I just took a little walk down the street, into the chaos that’s developing on Castro. Scantily clad go-go boys in the window of All American Boy gyrating and beckoning to the passers-by, a gaggle of leather clad daddies in front of Daddy’s, dancing bears—and me shopping for DVD’s at Tower. I can’t remember exactly when the term “pride” came to encompass the entire celebration and activity surrounding the anniversary of the Stonewall riots, but I miss going to the “Gay Parade.” That’s what it was when I first moved out here in 1984, actually, it was called the “International Lesbian and Gay Freedom Day Parade.” Freedom meant something to me then, coming from Pinson, Alabama, where you didn’t walk down the street with your boyfriend in bottomless chaps. In my first parade I was surrounded by hundreds of thousands of people who were so much weirder than I, dressed outrageously, having so much fun, being themselves, and feeling free. We could be ourselves and celebrate our differences, and feel safe and loved and welcomed.

At a parade with Manny one year, he suddenly leaped into the street and joined a flag corps at the tail end of the parade, grabbing the lavender flag from a much-bemused carrier. He waved that flag and danced in the street and kicked up his heels and laughed and sang. It was beautiful, to see him so free and happy, almost delirious. And in the middle of Market Street. At that moment I thought that there was no way that a soul like that could ever be repressed. Or die.

I’m not particularly “proud” to be gay. I’m proud of how I’ve helped raise my stepson, of what I’ve given to the art community, of how I care about other people, of how I’ve eased the suffering of my friends who’ve died. I’m not proud to be different, I’m just awfully glad.

Handel’s Giulio Cesare

Well, I made it to the opera after all. Bob and I stood around outside the opera house with our little sign that said “We need 2 tickets,” along with several other inhospitable-looking characters waving money, intent on re-selling whatever tickets they picked up. Just as the doors were closing, and perhaps because we weren’t wearing blankets like the rest of the people looking to buy tickets, a cute guy walked up to us, handed us two orchestra tickets and said, “My plans have changed, enjoy the show.” !! So we got in, free excellent seats to Handel’s Giulio Cesare.
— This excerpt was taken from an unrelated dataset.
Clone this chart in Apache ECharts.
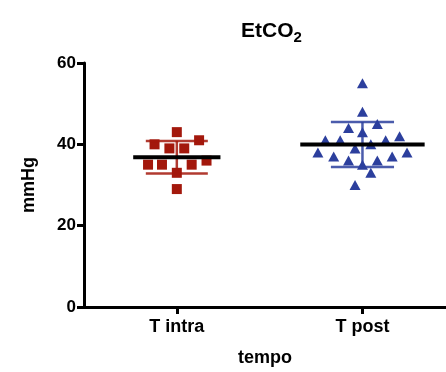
<!DOCTYPE html>
<html>
<head>
<meta charset="utf-8">
<script src="https://cdn.jsdelivr.net/npm/echarts@6/dist/echarts.min.js"></script>
<style>
  html, body { margin: 0; padding: 0; background: #fff; }
  #chart { width: 446px; height: 372px; }
</style>
</head>
<body>
<div id="chart"></div>
<script>
var categories = ['T intra', 'T post'];
var yTicks = [0, 20, 40, 60];

// values in mmHg, with the horizontal scatter offset (in category units)
var intraValues = [43, 41, 40, 39, 39, 35, 35, 35, 36, 33, 29];
var intraJitter = [0, 0.12, -0.12, -0.04, 0.04, -0.155, -0.08, 0.08, 0.16, 0, 0];

var postValues = [55, 48, 44, 45, 43, 41, 41, 41, 42, 39, 40, 38, 37, 36, 36, 37, 38, 35, 33, 30];
var postJitter = [0, 0, -0.075, 0.08, 0, -0.2, -0.12, 0.125, 0.2, -0.04, 0.045, -0.24, -0.155, -0.075, 0.08, 0.16, 0.24, 0, 0.045, -0.04];

var RED = '#a3180c';
var BLUE = '#2c3f9d';
var FONT = 'Liberation Sans, Arial, sans-serif';

var toPoints = function(values, jitter, pos) {
    return values.map(function(v, i) { return [pos + jitter[i], v]; });
};

var stats = function(values) {
    var n = values.length;
    var mean = values.reduce(function(a, b) { return a + b; }, 0) / n;
    var ss = values.reduce(function(a, b) { return a + (b - mean) * (b - mean); }, 0);
    return { mean: mean, sd: Math.sqrt(ss / (n - 1)) };
};

var intraStats = stats(intraValues);
var postStats = stats(postValues);

// [position, mean, sd, mean line half width, cap half width, colour]
var summary = [
    [1, intraStats.mean, intraStats.sd, 0.235, 0.167, RED],
    [2, postStats.mean, postStats.sd, 0.335, 0.17, BLUE]
];

var renderSummary = function(params, api) {
    var row = summary[params.dataIndex];
    var x = row[0], m = row[1], sd = row[2];
    var top = api.coord([x, m + sd]);
    var bot = api.coord([x, m - sd]);
    var capL1 = api.coord([x - row[4], m + sd]);
    var capR1 = api.coord([x + row[4], m + sd]);
    var capL2 = api.coord([x - row[4], m - sd]);
    var capR2 = api.coord([x + row[4], m - sd]);
    var mL = api.coord([x - row[3], m]);
    var mR = api.coord([x + row[3], m]);
    var sdStyle = { stroke: row[5], lineWidth: 2.5, opacity: 0.85 };
    return {
        type: 'group',
        children: [
            { type: 'line', shape: { x1: top[0], y1: top[1], x2: bot[0], y2: bot[1] }, style: sdStyle },
            { type: 'line', shape: { x1: capL1[0], y1: capL1[1], x2: capR1[0], y2: capR1[1] }, style: sdStyle },
            { type: 'line', shape: { x1: capL2[0], y1: capL2[1], x2: capR2[0], y2: capR2[1] }, style: sdStyle },
            { type: 'line', shape: { x1: mL[0], y1: mL[1], x2: mR[0], y2: mR[1] }, style: { stroke: '#000', lineWidth: 4 } }
        ]
    };
};

var chart = echarts.init(document.getElementById('chart'));

var option = {
    animation: false,
    title: {
        text: 'EtCO{s|2}',
        left: 236,
        top: 13,
        textStyle: {
            fontFamily: FONT,
            fontWeight: 'bold',
            fontSize: 21,
            color: '#000',
            rich: {
                s: { fontFamily: FONT, fontWeight: 'bold', fontSize: 15, color: '#000', padding: [12, 0, 0, 0] }
            }
        }
    },
    grid: { left: 84, right: 0, top: 63, bottom: 62, containLabel: false },
    xAxis: {
        type: 'value',
        min: 0.5,
        max: 2.45,
        splitLine: { show: false },
        axisLine: { show: true, lineStyle: { color: '#000', width: 3 } },
        axisTick: { show: true, customValues: [1, 2], length: 7, lineStyle: { color: '#000', width: 3 } },
        axisLabel: {
            customValues: [1, 2],
            formatter: function(v) { return categories[Math.round(v) - 1]; },
            margin: 11,
            fontSize: 18,
            fontFamily: FONT, fontWeight: 'bold', color: '#000'
        },
        name: 'tempo',
        nameLocation: 'middle',
        nameGap: 42,
        nameTextStyle: { fontFamily: FONT, fontWeight: 'bold', fontSize: 18, color: '#000' }
    },
    yAxis: {
        type: 'value',
        min: yTicks[0],
        max: yTicks[yTicks.length - 1],
        interval: 20,
        splitLine: { show: false },
        axisLine: { show: true, lineStyle: { color: '#000', width: 3 } },
        axisTick: { show: true, length: 7, lineStyle: { color: '#000', width: 3 } },
        axisLabel: { margin: 8, fontSize: 17, fontFamily: FONT, fontWeight: 'bold', color: '#000' },
        name: 'mmHg',
        nameLocation: 'middle',
        nameRotate: 90,
        nameGap: 46,
        nameTextStyle: { fontFamily: FONT, fontWeight: 'bold', fontSize: 18, color: '#000' }
    },
    series: [
        {
            type: 'scatter',
            data: toPoints(intraValues, intraJitter, 1),
            symbol: 'rect',
            symbolSize: 10,
            itemStyle: { color: RED, opacity: 1 },
            z: 2
        },
        {
            type: 'scatter',
            data: toPoints(postValues, postJitter, 2),
            symbol: 'triangle',
            symbolSize: [11, 10],
            itemStyle: { color: BLUE, opacity: 1 },
            z: 2
        },
        {
            type: 'custom',
            renderItem: renderSummary,
            data: summary.map(function(r) { return [r[0], r[1]]; }),
            z: 5
        }
    ]
};

chart.setOption(option);
</script>
</body>
</html>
The opera had several counter-tenors, including David Daniels as Cesare, which was a bit jarring at first hearing that high-pitched voice coming out of that big hairy body. Ruth Ann Swenson played Cleopatra, and their pairing made a really hot combo, with all sorts of trills and flourishes. There were even two humpy bald buttboys who pawed at and slithered around Tolomeo, as Cleopatra speculated, while gesturing at the buttboys, that perhaps he’d be luckier at love than with politics–it was very San Francisco. The extreme ornamentation in the music was carried through in the set and costume design–a baroque version of Egypt. Okay, I’d better get to sleep. Nighty night.

More Good Victuals

Long lunch with Arnie today at Chez Papa, an excellent new French restaurant on Portrero Hill. I had the potato, artichoke, asparagus salad w/bacon and whole-seed mustard vinaigrette, the halibut with fennel, onion and olive oil, and for dessert we shared the tart tatin and the chocolate souffle. Completely delicious, and excellent service. All of the waiters are crazy about the food, and their enthusiasm makes the experience even more enjoyable. Arnie chose the wine, which was great, but by the time I thought of looking at the bottle, I couldn’t really focus that well, so who knows what it was. I’m supposed to go see a Handel opera tonight, but I don’t know if I can stay awake. I was up really late last night with Stanley and Giuliano, dear old friends of Bob, and another great meal (bruschetta with liver pate, flavored with sage and anchovies [!], asparagus again, wild mushroom risotto, and blackberries for dessert). Stanley is a playwright. He wrote a wonderful play called The Chinese Art of Placement, that was produced here a few years ago, a hilarious and wacky play involving a single actor and a single chair. The central character, well, the only character, Sparky Litman, ruminates on the events leading to his current delusions of normalcy as he telephones past and present acquaintances to invite them to help him celebrate, all the while trying to find the perfect placement for the chair and the meaning behind it, and everything else. Giuliano owns a place in Guerneville up the hill from my house there, a cool old mobile home from the 50’s that he’s been trying to replace for as long as I’ve know him. Tomorrow I photograph Chris for the next few pieces in my Thundercrack! series. I’m itching to get to work…

The Report on Minority Report

I actually enjoyed a Steven Spielberg movie tonight. His films have definitely improved since the degree. Actually, I decided to just give in and get taken for that same rollercoaster ride, but to stop expecting so much, like intellectual rigor or intense social analysis, and just enjoy being dazzled and manipulated. Plus it was on the IMAX screen. The effects were just stunning, really stunning. At the beginning of the film, during the 20 minutes or so of exposition necessary to tell us everything with words that he had just shown us with images, he accompanies the action with classical music and I couldn’t help but think of Kubrick, the genius of Kubrick’s use of music in, well, in all of his films, but particularly in 2001, where the images are given depth and impact by the choice of music. Spielberg’s vision is that of Capra without a convincing myth and Ford without existential grandeur.

But thumbs up.

Buried Child

I saw a production of Sam Shepard’s Buried Child tonight at ACT. I love Shepard’s use of the American voice, well, the mid-western American voice. The principal family members were mostly detached, or insane, and watching the outsider girlfriend try to get their attention was like watching a dream, the kind of dream where nobody does what you want and they keep repeating the things that frustrate you over and over again with no forward momentum? Ultimately, the climax, or secret that the family had been sitting on, proved not as interesting to me as the way the characters related to each other, or didn’t relate to each other, and the marks left on the family by their complicity in and denial of the secret. I’m fascinated by the bonds of family, and how people who ordinarily wouldn’t even chat with each other end up living together for decades, oddly tolerant of and even blind to schizophrenic and sociopathic behavior.